● DO THIS:
Skip the pictures and repeat each line of the data exactly.

● DATASET EXTRACT:
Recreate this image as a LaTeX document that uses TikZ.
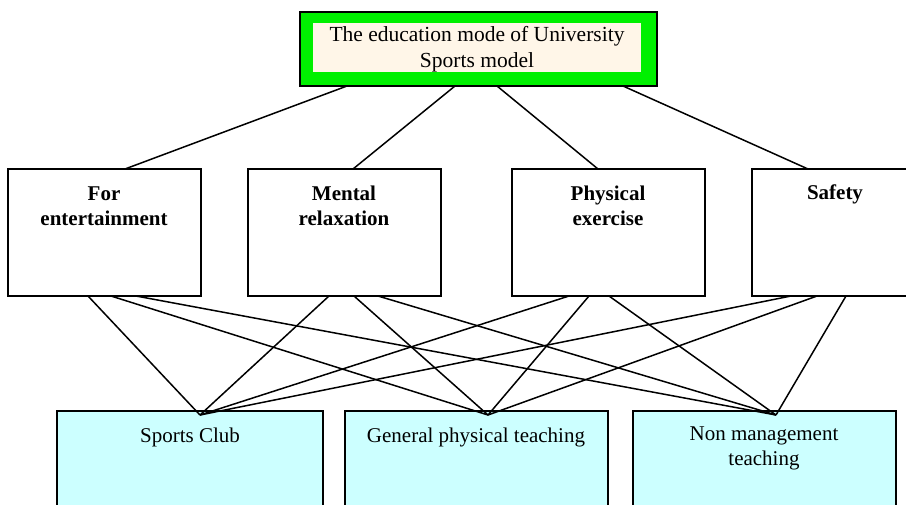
\documentclass[tikz,border=0pt]{standalone}
\usepackage{fontspec}
\setmainfont{Liberation Serif}
\usetikzlibrary{calc}
\definecolor{topgreen}{RGB}{0,240,0}
\definecolor{cream}{RGB}{255,246,232}
\definecolor{lightcyan}{RGB}{204,255,255}
\tikzset{
  boxbase/.style={rectangle,inner sep=0pt,outer sep=0pt,anchor=north west},
  midbox/.style={boxbase,draw=black,line width=1.6pt,fill=white,minimum width=193pt,minimum height=127pt},
  botbox/.style={boxbase,draw=black,line width=1.6pt,fill=lightcyan,minimum height=120pt},
  midtext/.style={font=\fontsize{21}{25}\selectfont\bfseries,align=center,anchor=center,inner sep=0pt},
  bottext/.style={font=\fontsize{21}{25}\selectfont,align=center,anchor=center,inner sep=0pt},
  conn/.style={draw=black,line width=1.5pt}
}
\begin{document}
\begin{tikzpicture}[x=1pt,y=-1pt]
\useasboundingbox (0,0) rectangle (906,504);
\clip (0,0) rectangle (906,504);
% top box
\node[boxbase,draw=black,line width=1.3pt,fill=topgreen,minimum width=357pt,minimum height=74pt] (top) at (300,12) {};
\node[boxbase,fill=cream,minimum width=328pt,minimum height=49pt] (topin) at (313,23) {};
\node[bottext,font=\fontsize{21.5}{26}\selectfont] (toptext) at (477,49) {The education mode of University\\Sports model};
% middle boxes
\node[midbox] (m1) at (8,169) {};
\node[midbox] (m2) at (248,169) {};
\node[midbox] (m3) at (512,169) {};
\node[midbox,minimum width=166pt] (m4) at (752,169) {};
\node[midtext] (m1t) at (104,206) {For\\entertainment};
\node[midtext] (m2t) at (344,206) {Mental\\relaxation};
\node[midtext] (m3t) at (608,206) {Physical\\exercise};
\node[midtext] (m4t) at (835,194) {Safety};
% bottom boxes
\node[botbox,minimum width=266pt] (b1) at (57,411) {};
\node[botbox,minimum width=263pt] (b2) at (345,411) {};
\node[botbox,minimum width=263pt] (b3) at (633,411) {};
\node[bottext] (b1t) at (190,437) {Sports Club};
\node[bottext] (b2t) at (476,437) {General physical teaching};
\node[bottext] (b3t) at (764,448) {Non management\\teaching};
% end points on bottom boxes
\coordinate (e1) at ([xshift=143pt,yshift=-4pt]b1.north west);
\coordinate (e2) at ([xshift=143pt,yshift=-4pt]b2.north west);
\coordinate (e3) at ([xshift=143pt,yshift=-4pt]b3.north west);
% top connectors
\draw[conn] ([xshift=47pt]top.south west) -- ([xshift=117pt]m1.north west);
\draw[conn] ([xshift=155pt]top.south west) -- ([xshift=105pt]m2.north west);
\draw[conn] ([xshift=197pt]top.south west) -- ([xshift=86pt]m3.north west);
\draw[conn] ([xshift=323pt]top.south west) -- ([xshift=56pt]m4.north west);
% bottom connectors
\draw[conn] ([xshift=80pt]m1.south west) -- (e1);
\draw[conn] ([xshift=103pt]m1.south west) -- (e2);
\draw[conn] ([xshift=128pt]m1.south west) -- (e3);
\draw[conn] ([xshift=81pt]m2.south west) -- (e1);
\draw[conn] ([xshift=106pt]m2.south west) -- (e2);
\draw[conn] ([xshift=130pt]m2.south west) -- (e3);
\draw[conn] ([xshift=57pt]m3.south west) -- (e1);
\draw[conn] ([xshift=77pt]m3.south west) -- (e2);
\draw[conn] ([xshift=97pt]m3.south west) -- (e3);
\draw[conn] ([xshift=39pt]m4.south west) -- (e1);
\draw[conn] ([xshift=65pt]m4.south west) -- (e2);
\draw[conn] ([xshift=94pt]m4.south west) -- (e3);
\end{tikzpicture}
\end{document}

● FULL OUTPUT:
Recreate this image as a LaTeX document that uses TikZ.
\documentclass[tikz,border=0pt]{standalone}
\usepackage{fontspec}
\setmainfont{Liberation Serif}
\usetikzlibrary{calc}
\definecolor{topgreen}{RGB}{0,240,0}
\definecolor{cream}{RGB}{255,246,232}
\definecolor{lightcyan}{RGB}{204,255,255}
\tikzset{
  boxbase/.style={rectangle,inner sep=0pt,outer sep=0pt,anchor=north west},
  midbox/.style={boxbase,draw=black,line width=1.6pt,fill=white,minimum width=193pt,minimum height=127pt},
  botbox/.style={boxbase,draw=black,line width=1.6pt,fill=lightcyan,minimum height=120pt},
  midtext/.style={font=\fontsize{21}{25}\selectfont\bfseries,align=center,anchor=center,inner sep=0pt},
  bottext/.style={font=\fontsize{21}{25}\selectfont,align=center,anchor=center,inner sep=0pt},
  conn/.style={draw=black,line width=1.5pt}
}
\begin{document}
\begin{tikzpicture}[x=1pt,y=-1pt]
\useasboundingbox (0,0) rectangle (906,504);
\clip (0,0) rectangle (906,504);
% top box
\node[boxbase,draw=black,line width=1.3pt,fill=topgreen,minimum width=357pt,minimum height=74pt] (top) at (300,12) {};
\node[boxbase,fill=cream,minimum width=328pt,minimum height=49pt] (topin) at (313,23) {};
\node[bottext,font=\fontsize{21.5}{26}\selectfont] (toptext) at (477,49) {The education mode of University\\Sports model};
% middle boxes
\node[midbox] (m1) at (8,169) {};
\node[midbox] (m2) at (248,169) {};
\node[midbox] (m3) at (512,169) {};
\node[midbox,minimum width=166pt] (m4) at (752,169) {};
\node[midtext] (m1t) at (104,206) {For\\entertainment};
\node[midtext] (m2t) at (344,206) {Mental\\relaxation};
\node[midtext] (m3t) at (608,206) {Physical\\exercise};
\node[midtext] (m4t) at (835,194) {Safety};
% bottom boxes
\node[botbox,minimum width=266pt] (b1) at (57,411) {};
\node[botbox,minimum width=263pt] (b2) at (345,411) {};
\node[botbox,minimum width=263pt] (b3) at (633,411) {};
\node[bottext] (b1t) at (190,437) {Sports Club};
\node[bottext] (b2t) at (476,437) {General physical teaching};
\node[bottext] (b3t) at (764,448) {Non management\\teaching};
% end points on bottom boxes
\coordinate (e1) at ([xshift=143pt,yshift=-4pt]b1.north west);
\coordinate (e2) at ([xshift=143pt,yshift=-4pt]b2.north west);
\coordinate (e3) at ([xshift=143pt,yshift=-4pt]b3.north west);
% top connectors
\draw[conn] ([xshift=47pt]top.south west) -- ([xshift=117pt]m1.north west);
\draw[conn] ([xshift=155pt]top.south west) -- ([xshift=105pt]m2.north west);
\draw[conn] ([xshift=197pt]top.south west) -- ([xshift=86pt]m3.north west);
\draw[conn] ([xshift=323pt]top.south west) -- ([xshift=56pt]m4.north west);
% bottom connectors
\draw[conn] ([xshift=80pt]m1.south west) -- (e1);
\draw[conn] ([xshift=103pt]m1.south west) -- (e2);
\draw[conn] ([xshift=128pt]m1.south west) -- (e3);
\draw[conn] ([xshift=81pt]m2.south west) -- (e1);
\draw[conn] ([xshift=106pt]m2.south west) -- (e2);
\draw[conn] ([xshift=130pt]m2.south west) -- (e3);
\draw[conn] ([xshift=57pt]m3.south west) -- (e1);
\draw[conn] ([xshift=77pt]m3.south west) -- (e2);
\draw[conn] ([xshift=97pt]m3.south west) -- (e3);
\draw[conn] ([xshift=39pt]m4.south west) -- (e1);
\draw[conn] ([xshift=65pt]m4.south west) -- (e2);
\draw[conn] ([xshift=94pt]m4.south west) -- (e3);
\end{tikzpicture}
\end{document}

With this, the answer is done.